Start

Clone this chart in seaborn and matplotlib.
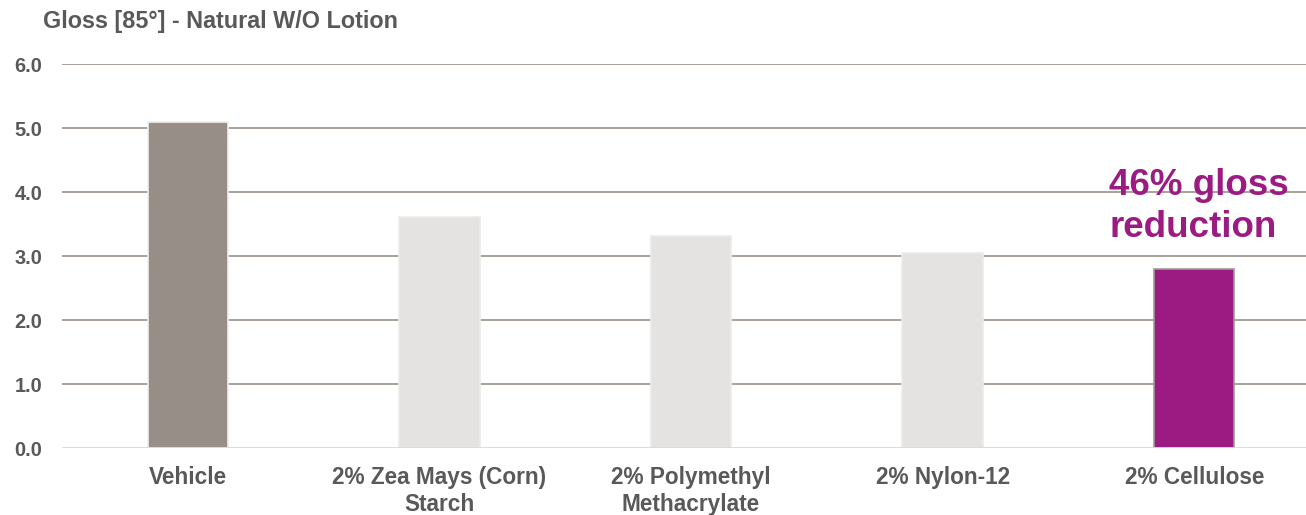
import matplotlib
matplotlib.use("Agg")
import matplotlib.pyplot as plt
import seaborn as sns
import pandas as pd

# Gloss values at 85° for each formulation
categories = ["Vehicle", "2% Zea Mays (Corn)\nStarch", "2% Polymethyl\nMethacrylate",
              "2% Nylon-12", "2% Cellulose"]
gloss = [5.10, 3.61, 3.31, 3.05, 2.80]
bar_colors = ["#968e87", "#e4e3e1", "#e4e3e1", "#e4e3e1", "#9b1b82"]
edge_colors = ["#f2f0ee", "#ecebea", "#ecebea", "#ecebea", "#a09a96"]
y_ticks = [0.0, 1.0, 2.0, 3.0, 4.0, 5.0, 6.0]

sns.set_theme(style="white")
plt.rcParams["font.family"] = ["Liberation Sans", "DejaVu Sans"]

text_color = "#595959"
df = pd.DataFrame({"category": categories, "gloss": gloss})

fig = plt.figure(figsize=(13.06, 5.15), dpi=100)
ax = fig.add_axes([62 / 1306, 66.7 / 515, 1 - 62 / 1306, 384 / 515])

sns.barplot(data=df, x="category", y="gloss", hue="category",
            palette=dict(zip(categories, bar_colors)), width=0.32,
            legend=False, ax=ax, saturation=1)
for patch, ec in zip(ax.patches, edge_colors):
    patch.set_edgecolor(ec)
    patch.set_linewidth(1.2)
    patch.set_zorder(3)

ax.set_ylim(0, 6)
ax.set_xlim(-0.5, 4.5 - 14 / 251.6)
ax.set_yticks(y_ticks)
ax.set_yticklabels([f"{v:.1f}" for v in y_ticks])
for v in y_ticks[1:]:
    ax.axhline(v, color="#a8a29c", lw=1.4, zorder=1)
ax.axhline(0, color="#d9d9d9", lw=2, zorder=4)

for s in ax.spines.values():
    s.set_visible(False)
ax.set_xlabel("")
ax.set_ylabel("")
ax.tick_params(axis="y", length=0, pad=14, labelsize=14.4, labelcolor=text_color)
ax.tick_params(axis="x", length=0, pad=13, labelsize=16.3, labelcolor=text_color)
for lab in ax.get_yticklabels():
    lab.set_fontweight("bold")
for lab in ax.get_xticklabels():
    lab.set_fontweight("bold")
    lab.set_linespacing(1.2)

ax.text(4.02, 3.78, "46% gloss\nreduction", ha="center", va="center",
        multialignment="left", fontsize=26.5, fontweight="bold",
        color="#9b1b82", linespacing=1.27, zorder=5)

fig.text(43 / 1306, 1 - 10 / 515, "Gloss [85°] - Natural W/O Lotion",
         ha="left", va="top", fontsize=16.8, fontweight="bold", color=text_color)

fig.savefig("out.png", dpi=100)
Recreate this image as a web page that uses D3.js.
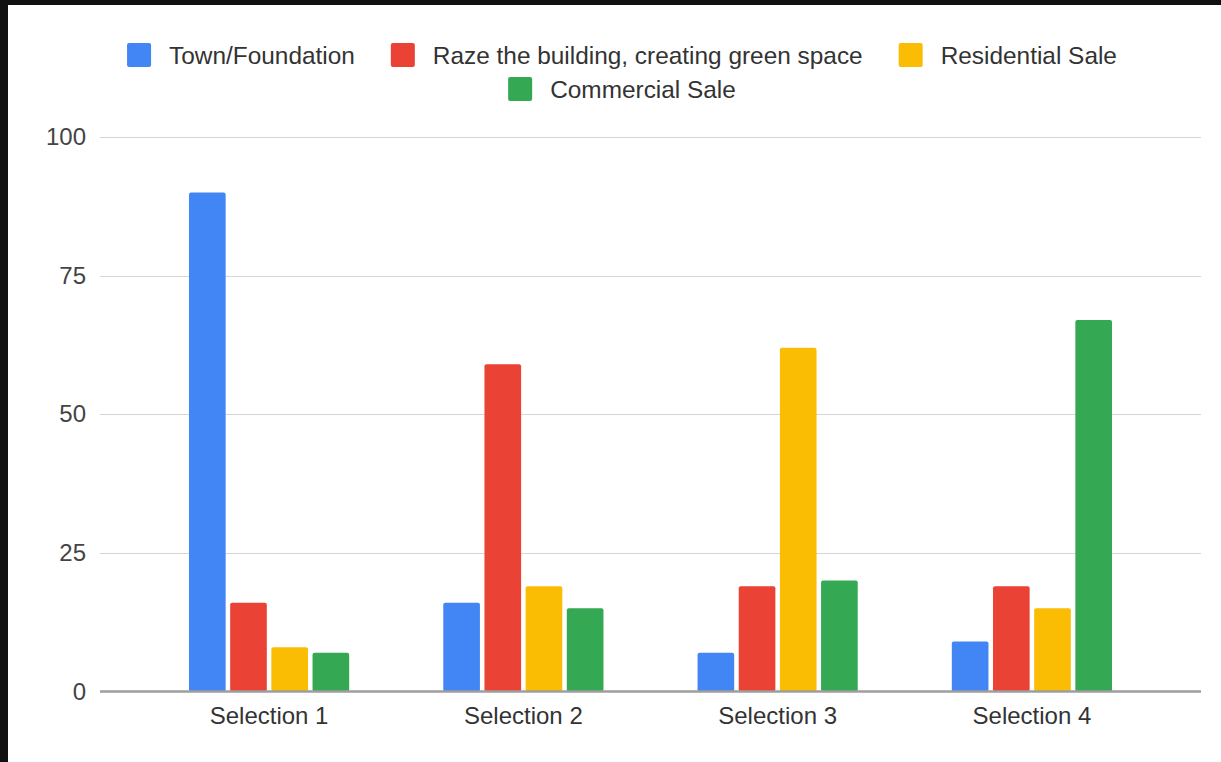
<!DOCTYPE html>
<html><head><meta charset="utf-8">
<script src="https://cdn.jsdelivr.net/npm/d3@7"></script>
<style>html,body{margin:0;padding:0;background:#111;}svg{display:block;}</style>
</head><body>
<svg id="c" width="1221" height="762"></svg>
<script>
const categories = ["Selection 1", "Selection 2", "Selection 3", "Selection 4"];
const seriesNames = ["Town/Foundation", "Raze the building, creating green space", "Residential Sale", "Commercial Sale"];
const townFoundation = [90, 16, 7, 9];
const razeGreenSpace = [16, 59, 19, 19];
const residentialSale = [8, 19, 62, 15];
const commercialSale = [7, 15, 20, 67];
const yTicks = [0, 25, 50, 75, 100];
const colors = ["#4285F4", "#EA4335", "#FBBC04", "#34A853"];

(function () {
const seriesValues = [townFoundation, razeGreenSpace, residentialSale, commercialSale];
const svg = d3.select("#c");
const font = "'Liberation Sans', Arial, sans-serif";

svg.append("rect").attr("width", 1221).attr("height", 762).attr("fill", "#111");
svg.append("rect").attr("x", 8).attr("y", 5).attr("width", 1213).attr("height", 757).attr("fill", "#fff");

const mLeft = 100, mRight = 1201, mTop = 137, mBottom = 691.5;
const y = d3.scaleLinear().domain([0, 100]).range([mBottom, mTop]);
const x0 = d3.scaleBand().domain(categories).range([mLeft, mRight]).paddingInner(0.37).paddingOuter(0.35);
const x1 = d3.scaleBand().domain(d3.range(seriesNames.length)).range([0, x0.bandwidth()]).paddingInner(0.11);

const grid = svg.append("g");
grid.selectAll("line").data(yTicks.filter(t => t > 0)).join("line")
  .attr("x1", mLeft).attr("x2", mRight)
  .attr("y1", d => Math.round(y(d)) + 0.5).attr("y2", d => Math.round(y(d)) + 0.5)
  .attr("stroke", "#d6d6d6").attr("stroke-width", 1.2);

const yAxis = svg.append("g").attr("transform", `translate(${mLeft - 14},0)`)
  .call(d3.axisLeft(y).tickValues(yTicks).tickSize(0).tickPadding(0));
yAxis.select(".domain").remove();
yAxis.selectAll("text").attr("font-family", font).attr("font-size", 24).attr("fill", "#444");

const groups = svg.append("g").selectAll("g").data(categories).join("g")
  .attr("transform", d => `translate(${x0(d)},0)`);
groups.selectAll("rect").data((c, ci) => seriesValues.map((s, si) => ({si, v: s[ci]}))).join("rect")
  .attr("x", d => x1(d.si)).attr("width", x1.bandwidth())
  .attr("y", d => y(d.v)).attr("height", d => y(0) - y(d.v))
  .attr("rx", 2)
  .attr("fill", d => colors[d.si]);

svg.append("line").attr("x1", mLeft).attr("x2", mRight).attr("y1", y(0)).attr("y2", y(0))
  .attr("stroke", "#9e9e9e").attr("stroke-width", 2.5);

const xAxis = svg.append("g").attr("transform", `translate(0,${y(0) + 15})`)
  .call(d3.axisBottom(x0).tickSize(0).tickPadding(0));
xAxis.select(".domain").remove();
xAxis.selectAll("text").attr("font-family", font).attr("font-size", 24).attr("fill", "#333").attr("dy", "0.71em");

const legendRows = [[0, 1, 2], [3]];
const rowY = [55, 89];
const sq = 24, gapText = 18, gapItem = 36, cx = 622;
legendRows.forEach((row, ri) => {
  const g = svg.append("g");
  let xpos = 0;
  row.forEach(si => {
    const item = g.append("g").attr("transform", `translate(${xpos},0)`);
    item.append("rect").attr("x", 0).attr("y", rowY[ri] - sq / 2).attr("width", sq).attr("height", sq)
      .attr("rx", 2).attr("fill", colors[si]);
    const t = item.append("text").attr("x", sq + gapText).attr("y", rowY[ri]).attr("dy", "0.35em")
      .attr("font-family", font).attr("font-size", 24.4).attr("fill", "#333").text(seriesNames[si]);
    xpos += sq + gapText + t.node().getComputedTextLength() + gapItem;
  });
  const w = xpos - gapItem;
  g.attr("transform", `translate(${cx - w / 2},0)`);
});
})();
</script>
</body></html>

End

GOAL » Set down the complete material exactly, but do not include the images.

WORKED SOLUTION »
Clone this chart in seaborn and matplotlib.
import matplotlib
matplotlib.use("Agg")
import matplotlib.pyplot as plt
import seaborn as sns
import pandas as pd

# Gloss values at 85° for each formulation
categories = ["Vehicle", "2% Zea Mays (Corn)\nStarch", "2% Polymethyl\nMethacrylate",
              "2% Nylon-12", "2% Cellulose"]
gloss = [5.10, 3.61, 3.31, 3.05, 2.80]
bar_colors = ["#968e87", "#e4e3e1", "#e4e3e1", "#e4e3e1", "#9b1b82"]
edge_colors = ["#f2f0ee", "#ecebea", "#ecebea", "#ecebea", "#a09a96"]
y_ticks = [0.0, 1.0, 2.0, 3.0, 4.0, 5.0, 6.0]

sns.set_theme(style="white")
plt.rcParams["font.family"] = ["Liberation Sans", "DejaVu Sans"]

text_color = "#595959"
df = pd.DataFrame({"category": categories, "gloss": gloss})

fig = plt.figure(figsize=(13.06, 5.15), dpi=100)
ax = fig.add_axes([62 / 1306, 66.7 / 515, 1 - 62 / 1306, 384 / 515])

sns.barplot(data=df, x="category", y="gloss", hue="category",
            palette=dict(zip(categories, bar_colors)), width=0.32,
            legend=False, ax=ax, saturation=1)
for patch, ec in zip(ax.patches, edge_colors):
    patch.set_edgecolor(ec)
    patch.set_linewidth(1.2)
    patch.set_zorder(3)

ax.set_ylim(0, 6)
ax.set_xlim(-0.5, 4.5 - 14 / 251.6)
ax.set_yticks(y_ticks)
ax.set_yticklabels([f"{v:.1f}" for v in y_ticks])
for v in y_ticks[1:]:
    ax.axhline(v, color="#a8a29c", lw=1.4, zorder=1)
ax.axhline(0, color="#d9d9d9", lw=2, zorder=4)

for s in ax.spines.values():
    s.set_visible(False)
ax.set_xlabel("")
ax.set_ylabel("")
ax.tick_params(axis="y", length=0, pad=14, labelsize=14.4, labelcolor=text_color)
ax.tick_params(axis="x", length=0, pad=13, labelsize=16.3, labelcolor=text_color)
for lab in ax.get_yticklabels():
    lab.set_fontweight("bold")
for lab in ax.get_xticklabels():
    lab.set_fontweight("bold")
    lab.set_linespacing(1.2)

ax.text(4.02, 3.78, "46% gloss\nreduction", ha="center", va="center",
        multialignment="left", fontsize=26.5, fontweight="bold",
        color="#9b1b82", linespacing=1.27, zorder=5)

fig.text(43 / 1306, 1 - 10 / 515, "Gloss [85°] - Natural W/O Lotion",
         ha="left", va="top", fontsize=16.8, fontweight="bold", color=text_color)

fig.savefig("out.png", dpi=100)
Recreate this image as a web page that uses D3.js.
<!DOCTYPE html>
<html><head><meta charset="utf-8">
<script src="https://cdn.jsdelivr.net/npm/d3@7"></script>
<style>html,body{margin:0;padding:0;background:#111;}svg{display:block;}</style>
</head><body>
<svg id="c" width="1221" height="762"></svg>
<script>
const categories = ["Selection 1", "Selection 2", "Selection 3", "Selection 4"];
const seriesNames = ["Town/Foundation", "Raze the building, creating green space", "Residential Sale", "Commercial Sale"];
const townFoundation = [90, 16, 7, 9];
const razeGreenSpace = [16, 59, 19, 19];
const residentialSale = [8, 19, 62, 15];
const commercialSale = [7, 15, 20, 67];
const yTicks = [0, 25, 50, 75, 100];
const colors = ["#4285F4", "#EA4335", "#FBBC04", "#34A853"];

(function () {
const seriesValues = [townFoundation, razeGreenSpace, residentialSale, commercialSale];
const svg = d3.select("#c");
const font = "'Liberation Sans', Arial, sans-serif";

svg.append("rect").attr("width", 1221).attr("height", 762).attr("fill", "#111");
svg.append("rect").attr("x", 8).attr("y", 5).attr("width", 1213).attr("height", 757).attr("fill", "#fff");

const mLeft = 100, mRight = 1201, mTop = 137, mBottom = 691.5;
const y = d3.scaleLinear().domain([0, 100]).range([mBottom, mTop]);
const x0 = d3.scaleBand().domain(categories).range([mLeft, mRight]).paddingInner(0.37).paddingOuter(0.35);
const x1 = d3.scaleBand().domain(d3.range(seriesNames.length)).range([0, x0.bandwidth()]).paddingInner(0.11);

const grid = svg.append("g");
grid.selectAll("line").data(yTicks.filter(t => t > 0)).join("line")
  .attr("x1", mLeft).attr("x2", mRight)
  .attr("y1", d => Math.round(y(d)) + 0.5).attr("y2", d => Math.round(y(d)) + 0.5)
  .attr("stroke", "#d6d6d6").attr("stroke-width", 1.2);

const yAxis = svg.append("g").attr("transform", `translate(${mLeft - 14},0)`)
  .call(d3.axisLeft(y).tickValues(yTicks).tickSize(0).tickPadding(0));
yAxis.select(".domain").remove();
yAxis.selectAll("text").attr("font-family", font).attr("font-size", 24).attr("fill", "#444");

const groups = svg.append("g").selectAll("g").data(categories).join("g")
  .attr("transform", d => `translate(${x0(d)},0)`);
groups.selectAll("rect").data((c, ci) => seriesValues.map((s, si) => ({si, v: s[ci]}))).join("rect")
  .attr("x", d => x1(d.si)).attr("width", x1.bandwidth())
  .attr("y", d => y(d.v)).attr("height", d => y(0) - y(d.v))
  .attr("rx", 2)
  .attr("fill", d => colors[d.si]);

svg.append("line").attr("x1", mLeft).attr("x2", mRight).attr("y1", y(0)).attr("y2", y(0))
  .attr("stroke", "#9e9e9e").attr("stroke-width", 2.5);

const xAxis = svg.append("g").attr("transform", `translate(0,${y(0) + 15})`)
  .call(d3.axisBottom(x0).tickSize(0).tickPadding(0));
xAxis.select(".domain").remove();
xAxis.selectAll("text").attr("font-family", font).attr("font-size", 24).attr("fill", "#333").attr("dy", "0.71em");

const legendRows = [[0, 1, 2], [3]];
const rowY = [55, 89];
const sq = 24, gapText = 18, gapItem = 36, cx = 622;
legendRows.forEach((row, ri) => {
  const g = svg.append("g");
  let xpos = 0;
  row.forEach(si => {
    const item = g.append("g").attr("transform", `translate(${xpos},0)`);
    item.append("rect").attr("x", 0).attr("y", rowY[ri] - sq / 2).attr("width", sq).attr("height", sq)
      .attr("rx", 2).attr("fill", colors[si]);
    const t = item.append("text").attr("x", sq + gapText).attr("y", rowY[ri]).attr("dy", "0.35em")
      .attr("font-family", font).attr("font-size", 24.4).attr("fill", "#333").text(seriesNames[si]);
    xpos += sq + gapText + t.node().getComputedTextLength() + gapItem;
  });
  const w = xpos - gapItem;
  g.attr("transform", `translate(${cx - w / 2},0)`);
});
})();
</script>
</body></html>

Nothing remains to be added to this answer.